What was once thought to be another species of beetle (Tea Shot Hole Borer) and then identified as a new species - Polyphagous Shot Hole Borer- and now expanded to include another species of borer – Kuroshio Shot Hole – is showing that its fungal partners can be quite diverse. A recent publication indicates the increasing tangled association of the shot hole borer/disease complex that is affecting avocado and other tree species.
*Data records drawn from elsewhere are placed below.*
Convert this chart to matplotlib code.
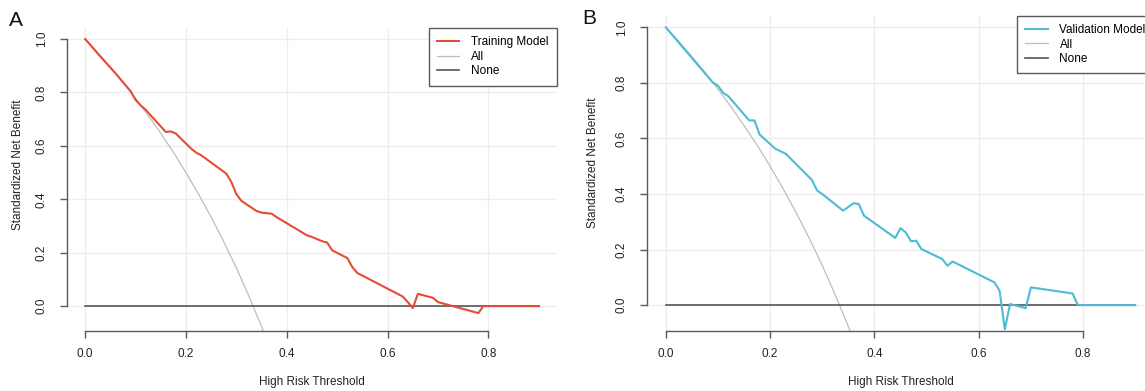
import matplotlib
matplotlib.use("Agg")
import matplotlib.pyplot as plt

plt.rcParams['font.family'] = ['Liberation Sans', 'DejaVu Sans']

# ---- data ----
thr_train = [0.00, 0.03, 0.06, 0.09, 0.10, 0.11, 0.12, 0.16, 0.17, 0.18, 0.21, 0.22, 0.23,
             0.28, 0.29, 0.30, 0.31, 0.34, 0.35, 0.37, 0.38, 0.44, 0.45, 0.47, 0.48, 0.49,
             0.52, 0.53, 0.54, 0.63, 0.64, 0.65, 0.66, 0.69, 0.70, 0.78, 0.79, 0.90]
nb_train = [1.000, 0.935, 0.872, 0.805, 0.772, 0.752, 0.735, 0.652, 0.654, 0.646, 0.590, 0.575, 0.565,
            0.496, 0.465, 0.419, 0.394, 0.356, 0.350, 0.346, 0.333, 0.265, 0.259, 0.243, 0.238, 0.209,
            0.180, 0.146, 0.124, 0.036, 0.015, -0.007, 0.046, 0.031, 0.015, -0.026, 0.000, 0.000]

thr_valid = [0.00, 0.09, 0.10, 0.11, 0.12, 0.16, 0.17, 0.18, 0.21, 0.23, 0.28, 0.29, 0.30,
             0.34, 0.36, 0.37, 0.38, 0.44, 0.45, 0.46, 0.47, 0.48, 0.49, 0.53, 0.54, 0.55,
             0.63, 0.64, 0.65, 0.66, 0.69, 0.70, 0.78, 0.79, 0.90]
nb_valid = [1.000, 0.802, 0.790, 0.764, 0.752, 0.665, 0.665, 0.614, 0.563, 0.545, 0.451, 0.413, 0.400,
            0.340, 0.367, 0.364, 0.322, 0.242, 0.277, 0.262, 0.230, 0.232, 0.202, 0.166, 0.142, 0.157,
            0.082, 0.052, -0.087, 0.004, -0.011, 0.064, 0.042, 0.000, 0.000]

thr_all = [0.0, 0.025, 0.05, 0.075, 0.1, 0.125, 0.15, 0.175, 0.2, 0.225, 0.25, 0.275, 0.3, 0.325, 0.35, 0.36]
nb_all = [1.0, 0.949, 0.895, 0.838, 0.778, 0.714, 0.647, 0.576, 0.5, 0.419, 0.333, 0.241, 0.143, 0.037, -0.077, -0.125]

thr_none = [0.0, 0.9]
nb_none = [0.0, 0.0]

x_ticks = [0.0, 0.2, 0.4, 0.6, 0.8]
y_ticks = [0.0, 0.2, 0.4, 0.6, 0.8, 1.0]

panels = [
    dict(label="A", thr=thr_train, nb=nb_train, name="Training Model", color="#E64B35"),
    dict(label="B", thr=thr_valid, nb=nb_valid, name="Validation Model", color="#4DBBD5"),
]

W, H = 1145, 391
fig = plt.figure(figsize=(W / 100, H / 100), dpi=100)

# axes boxes in pixels: left, right, top, bottom
boxes = [(67, 557, 27.8, 330.7), (647, 1154, 15.7, 330.7)]
ylab_y = [165, 163]
ylab_x = [18, 593]
letter_pos = [(16, 20), (589, 18)]

FS = 8.5
axis_col = "#5a5a5a"

for p, (l, r, t, b), yly, ylx, (lx, ly) in zip(panels, boxes, ylab_y, ylab_x, letter_pos):
    ax = fig.add_axes([l / W, (H - b) / H, (r - l) / W, (b - t) / H])
    ax.set_xlim(-0.036, 0.936)
    ax.set_ylim(-0.092, 1.042)
    ax.set_xticks(x_ticks)
    ax.set_yticks(y_ticks)
    ax.set_xticklabels([f"{v:.1f}" for v in x_ticks])
    ax.set_yticklabels([f"{v:.1f}" for v in y_ticks], rotation=90, va="center")
    ax.grid(True, color="#EDEDED", lw=0.9, zorder=0)
    ax.set_axisbelow(True)
    for s in ("top", "right"):
        ax.spines[s].set_visible(False)
    ax.spines["left"].set_bounds(0, 1)
    ax.spines["bottom"].set_bounds(0, 0.8)
    for s in ("left", "bottom"):
        ax.spines[s].set_color(axis_col)
        ax.spines[s].set_linewidth(1.0)
    ax.tick_params(axis="both", direction="out", length=5, width=1.0, color=axis_col,
                   labelsize=FS, labelcolor="#222222")
    ax.tick_params(axis="x", pad=7.5)
    ax.tick_params(axis="y", pad=9)

    l_all, = ax.plot(thr_all, nb_all, color="#BEBEBE", lw=0.9, zorder=2, label="All")
    l_none, = ax.plot(thr_none, nb_none, color="#555555", lw=1.2, zorder=3, label="None")
    l_mod, = ax.plot(p["thr"], p["nb"], color=p["color"], lw=1.5, zorder=4, label=p["name"])

    leg = ax.legend(handles=[l_mod, l_all, l_none], loc="upper right", bbox_to_anchor=(1, 1),
                    borderaxespad=0, fancybox=False, framealpha=1, edgecolor=axis_col,
                    fontsize=FS, handlelength=1.9, handletextpad=1.0, borderpad=0.7,
                    labelspacing=0.22)
    leg.get_frame().set_linewidth(1.0)

    ax.set_xlabel("High Risk Threshold", fontsize=FS, color="#222222", va="center")
    ax.xaxis.set_label_coords(0.5, -(381.5 - b) / (b - t))
    ax.set_ylabel("Standardized Net Benefit", fontsize=FS, color="#222222", va="center")
    ax.yaxis.set_label_coords((ylx - l) / (r - l), (b - yly) / (b - t))

    fig.text(lx / W, 1 - ly / H, p["label"], fontsize=15, ha="center", va="center", color="#111111")

fig.savefig("out.png", dpi=100)
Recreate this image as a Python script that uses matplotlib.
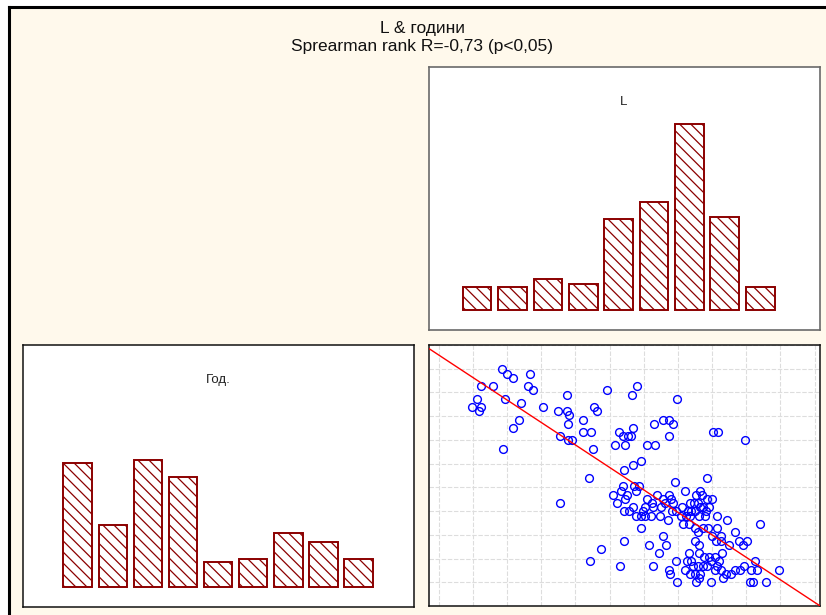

Two Novel Fungal Symbionts Fusarium kuroshium sp. nov. and Graphium kuroshium sp. nov. of Kuroshio Shot Hole Borer (Euwallacea sp. nr. fornicatus) Cause Fusarium Dieback on Woody Host Species in California
Francis Na, Joseph D. Carrillo, Joey S. Mayorquin, Cedric Ndinga-Muniania, and Jason E. Stajich, Department of Plant Pathology and Microbiology, University of California, Riverside, 92521; Richard Stouthamer, Department of Entomology, University of California, Riverside, 92521; Yin-Tse Huang, Department of Plant Pathology, National Chung Hsing University, Taichung 402, Taiwan, ROC, and School of Forest Resources and Conservation, Institute of Food and Agricultural Sciences, University of Florida, Gainesville; Yu-Ting Lin and Chi-Yu Chen, Department of Plant Pathology, National Chung Hsing University, Taichung 402, Taiwan, ROC; and Akif Eskalen,† Department of Plant Pathology and Microbiology, University of California, Riverside, 92521
https://apsjournals.apsnet.org/doi/abs/10.1094/PDIS-07-17-1042-RE
Shot hole borer (SHB)-Fusarium dieback (FD) is a new pest-disease complex affecting numerous tree species in California and is vectored by two distinct, but related ambrosia beetles (Euwallacea sp. nr. fornicatus) called polyphagous shot hole borer (PSHB) and Kuroshio shot hole borer (KSHB). These pest-disease complexes cause branch dieback and tree mortality on numerous wildland and landscape tree species, as well as agricultural tree species, primarily avocado. The recent discovery of KSHB in California initiated an investigation of fungal symbionts associated with the KSHB vector. Ten isolates of Fusarium sp. and Graphium sp., respectively, were recovered from the mycangia of adult KSHB females captured in three different locations within San Diego County and compared with the known symbiotic fungi of PSHB. Multigene phylogenetic analyses of the internal transcribed spacer region (ITS), translation elongation factor-1 alpha (TEF1-α), and RNA polymerase II subunit (RPB1, RPB2) regions as well as morphological comparisons revealed that two novel fungal associates Fusarium kuroshium sp. nov. and Graphium kuroshium sp. nov. obtained from KSHB were related to, but distinct from the fungal symbionts F. euwallaceae and G. euwallaceae associated with PSHB in California. Pathogenicity tests on healthy, young avocado plants revealed F. kuroshium and G. kuroshium to be pathogenic. Lesion lengths from inoculation of F. kuroshium were found to be significantly shorter compared with those caused by F. euwallaceae, while no difference in symptom severity was detected between Graphium spp. associated with KSHB and PSHB. These findings highlight the pest disease complexes of KSHB-FD and PSHB-FD as distinct, but collective threats adversely impacting woody hosts throughout California.